7.    Some employees work with the Australian team on the specific project methodology including training transfer of knowledge from the overseas employer and identifying any synergies that can be gained from their experience in the overseas business. Other employees are more senior and have overall responsibility for oversight of the Australian activities.

  1. The Employees are employed under an agreement with the overseas employer. There is no separate contract of employment in Australia. As such, they remain subject to the terms of their contract overseas for the duration of their assignment in Australia.
  2. The Employees will continue to report to the overseas company. However, the Australia company will direct the duties and activities of the employees during their assignment on a day to day basis.
  3. The Employees are overseas residents. The Employees will remain overseas resident for tax purposes while they are present in Australia.
  4. The Employees are not present in Australia for a period exceeding three months in an Australia income year and will ordinarily be present in Australia for between 60-90 days.
  5. The Employees will work in Australia on a Temporary Work (Short stay Activity) visa (subclass 400).
  6. The Employees will continue to be remunerated by the overseas employer and the remuneration will be administered by the overseas employer. No payments will be paid by the Australian company to the employees. The Australia company will not be recharged for the work performed by the employees.
  7. The Employees will continue to be subject to tax overseas and the overseas employer will continue to withhold taxes on their salaries paid.
  8. The Employees will continue to contribute to retirement benefits and other social security schemes overseas.
  9. The employees reside in hotels or other temporary accommodation when visiting Australia.

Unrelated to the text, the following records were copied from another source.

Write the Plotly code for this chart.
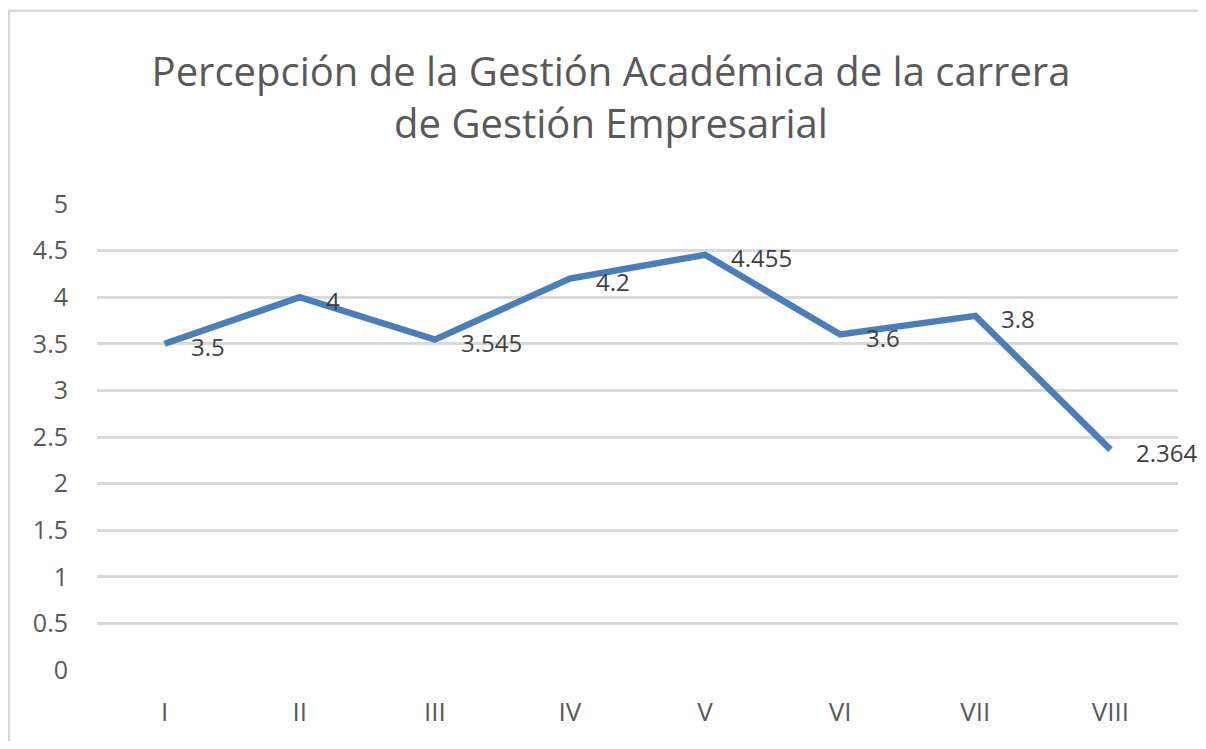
import plotly.graph_objects as go

categories = ["I", "II", "III", "IV", "V", "VI", "VII", "VIII"]
values = [3.5, 4, 3.545, 4.2, 4.455, 3.6, 3.8, 2.364]
labels = ["3.5", "4", "3.545", "4.2", "4.455", "3.6", "3.8", "2.364"]
y_ticks = [0, 0.5, 1, 1.5, 2, 2.5, 3, 3.5, 4, 4.5, 5]
y_tick_text = ["0", "0.5", "1", "1.5", "2", "2.5", "3", "3.5", "4", "4.5", "5"]
title_text = "Percepción de la Gestión Académica de la carrera<br>de Gestión Empresarial"

FONT = "Open Sans"
GREY = "#595959"

# page body has an 8px margin; keep the figure inside the 1206x749 window
W, H = 1190, 733
L, R, T, B = 89, 20, 196, 69
PW, PH = W - L - R, H - T - B

fig = go.Figure()
fig.add_trace(go.Scatter(
    x=categories, y=values, mode="lines",
    line=dict(color="#4a7ebb", width=6.5),
    hoverinfo="skip", showlegend=False,
))

for c, v, t in zip(categories, values, labels):
    fig.add_annotation(x=c, y=v, text=t, showarrow=False,
                       xanchor="left", yanchor="middle", xshift=24, yshift=-3,
                       font=dict(family=FONT, size=24, color="#404040"))

fig.add_shape(type="rect", xref="paper", yref="paper",
              x0=(1 - L) / PW, x1=(W + 6 - L) / PW,
              y0=-(B + 6) / PH, y1=(H - B - 2) / PH,
              line=dict(color="#d9d9d9", width=2.5), fillcolor="rgba(0,0,0,0)", layer="below")

fig.update_layout(
    width=W, height=H,
    margin=dict(l=L, r=R, t=T, b=B),
    paper_bgcolor="white", plot_bgcolor="white",
    title=dict(text=title_text, x=(603) / W, xanchor="center", y=0.894, yanchor="middle",
               font=dict(family=FONT, size=40, color=GREY)),
    xaxis=dict(type="category", range=[-0.5, 7.5], showgrid=False, zeroline=False,
               showline=False, ticks="", ticklabelstandoff=24,
               tickfont=dict(family=FONT, size=26, color=GREY)),
    yaxis=dict(range=[0, 5], tickvals=y_ticks, ticktext=y_tick_text,
               showgrid=True, gridcolor="#d9d9d9", gridwidth=2.5,
               zeroline=False, showline=False, ticks="", ticklabelstandoff=28,
               tickfont=dict(family=FONT, size=25, color=GREY)),
)

fig.write_html("out.html")
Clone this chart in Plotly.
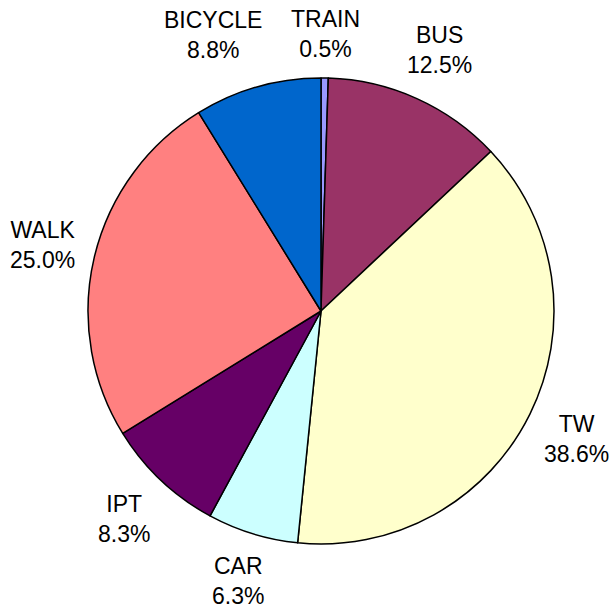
import math
import plotly.graph_objects as go

# Mode share (%)
modes = ['TRAIN', 'BUS', 'TW', 'CAR', 'IPT', 'WALK', 'BICYCLE']
shares = [0.5, 12.5, 38.6, 6.3, 8.3, 25.0, 8.8]
colors = ['#9999FF', '#993366', '#FFFFCC', '#CCFFFF', '#660066', '#FF8080', '#0066CC']

W, H = 614, 612
# pie placement in figure pixels
CX, CY, R = 321, 311, 233
FONT = 23
LINE_H = 25      # half height of a two-line label
GAP = 19         # distance between the rim and the label box

fig = go.Figure(go.Pie(
    labels=modes,
    values=shares,
    sort=False,
    direction='clockwise',
    rotation=0,
    marker=dict(colors=colors, line=dict(color='black', width=1.5)),
    textinfo='none',
    domain=dict(x=[(CX - R) / W, (CX + R) / W],
                y=[(H - CY - R) / H, (H - CY + R) / H]),
    hoverinfo='label+percent',
))

# label boxes placed just outside the rim, along each slice's mid angle
total = sum(shares)
labels = []
cum = 0.0
for name, v in zip(modes, shares):
    mid = (cum + v / 2) / total * 2 * math.pi
    cum += v
    text = f'{name}<br>{v / total * 100:.1f}%'
    hw = 0.3 * FONT * max(len(name), len(f'{v:.1f}%'))
    s, c = math.sin(mid), math.cos(mid)
    d = R + GAP + 0.85 * hw * abs(s) + LINE_H * abs(c)
    labels.append(dict(text=text, x=CX + d * s, y=CY - d * c, hw=hw))

# spread labels that sit too close side by side
for i, a in enumerate(labels):
    for b in labels[i + 1:]:
        if abs(a['y'] - b['y']) < 2 * LINE_H:
            left, right = (a, b) if a['x'] < b['x'] else (b, a)
            gap = (right['x'] - right['hw']) - (left['x'] + left['hw'])
            if gap < 30:
                mover = left if abs(left['x'] - CX) > abs(right['x'] - CX) else right
                shift = 30 - gap
                mover['x'] += -shift if mover is left else shift

for lb in labels:
    x = min(max(lb['x'], lb['hw'] + 3), W - lb['hw'] - 3)
    y = min(max(lb['y'], LINE_H + 4), H - LINE_H - 4)
    fig.add_annotation(
        text=lb['text'],
        x=x / W, y=1 - y / H,
        xref='paper', yref='paper',
        xanchor='center', yanchor='middle',
        showarrow=False,
        font=dict(family='Liberation Sans, Arial', size=FONT, color='black'),
    )

fig.update_layout(
    width=W,
    height=H,
    showlegend=False,
    paper_bgcolor='white',
    plot_bgcolor='white',
    margin=dict(l=0, r=0, t=0, b=0),
)

fig.write_html("out.html", config={'displayModeBar': False},
               post_script="document.body.style.margin = '0';")
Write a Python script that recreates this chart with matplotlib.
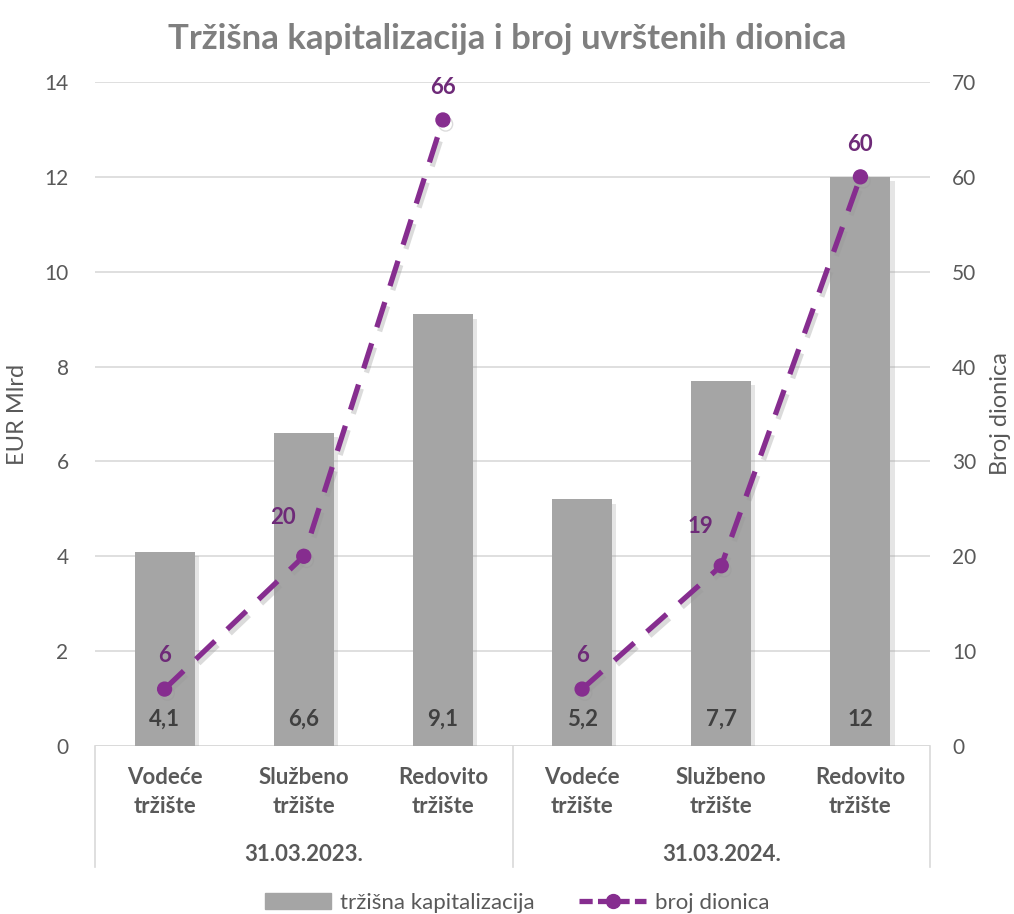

Relevant legislative provisions

Income Tax Assessment Act of 1936

Income Tax Assessment Act of 1997 Subsection 6-5(3)

Income Tax Assessment Act of 1997 Section 6-20

Income Tax Assessment Act of 1997 Section 995-1

International Tax Agreements Act 1953

Taxation Administration Act 1953 Schedule 1 Section 12-35

Taxation Administration Act 1953 Schedule 1 Section 12-1

Taxation Administration Act 1953 Schedule 1 Paragraph 12-1(1)

Reasons for decision

Summary

  1. The Australia company is not required to withhold amounts from the Employees.

Detailed reasoning

  1. In determining whether the employee is liable for PAYG withholding on salary paid to a non-resident we need to determine whether the salary is regarded as Australian or foreign sourced income.

3.    Section 12-35 in Schedule 1 of the Taxation Administration Act 1953 (TAA) states that:

An entity must withhold an amount from salary, wages, commission, bonuses or allowances it pays to an individual as an employee (whether of that or another entity).

  1. If that individual is an employee and a resident of Australia for taxation purposes, then their employer would be required to withhold an amount under section 12-35 of Schedule 1 of the TAA.

5.    However, section 12-1 of Schedule 1 of the (TAA) provides general exceptions where PAYG withholding does not apply. At paragraph 12-1(1) it states:

An entity need not withhold an amount under section 12-35, 12-40, 12-45, 12-47, 12-50, 12-55, 12-60, 12-80, 12-90, 12-120 or 12-190 from a payment if the whole of the payment is exempt income for the entity receiving the payment.'

6.    Section 6-20 of the Income Tax Assessment Act of 1997 (ITAA 1997) provides the following definition of exempt income:

An amount of ordinary income or statutory income is exempt income if it is made exempt from income tax by a provision of this Act or another Commonwealth law.

7.    This section goes on to provide the following:

Ordinary income is also exempt income to the extent that this Act excludes it (expressly or by implication) from being assessable income.

  1. Section 6-5(3) of the ITAA 1997 states that:

If you are a foreign resident, your assessable income includes:

(a) the ordinary income you derived directly or indirectly from all Australian sources during the income year; and

(b) other ordinary income that a provision includes in your assessable income for the income year on some basis other than having an Australian source.

  1. In determining whether the salary being paid to the Employees is regarded as exempt income under Australian tax law we need to determine whether the salary income is regarded as Australian or foreign sourced. If the income is regarded as foreign sourced exempt income to a non-resident then there would be no requirement to withhold any amount from it.
  2. The term 'Australian sourced' is defined in section 995-1 of the ITAA 1997 as being income that is 'derived from a source in Australia for the purposes of the Income Tax Assessment Act of 1936 (ITAA 1936).'
  3. The term 'sourced' is considered in detail in the case of Federal Commissioner of Taxation v. French (1957) 98 CLR 398; (1957) 7 AITR 76; (1957) 11 ATD 288where the source of remuneration under a contract of employment or services was found to generally be the place where the work or services are performed.
  4. Further, under the International Tax Agreements Act 1953 taxation agreements prevail where there is a conflict with ITAA.
  5. In this instance, the Employees are merely in Australia to oversee operations of the Australia company upholds the quality required.
  6. The Employees will continue to report to the overseas employer. The Employees are overseas residents and will remain overseas residents for tax purposes while they are present in Australia.
  7. The Employees will work in Australia on a Temporary Work (Short stay Activity) visa (subclass 400). The will not be present in Australia for a period exceeding 3 months in an Australia income year and will ordinarily be present in Australia for between 60-90 days.
  8. In accordance with the relevant taxation agreementthe Employee's salaries, wages and other similar remuneration would be taxable overseas.
  9. Further, there would be no obligation for the Australia company to withhold any amount from payments of salary, wages or allowances to the Employees.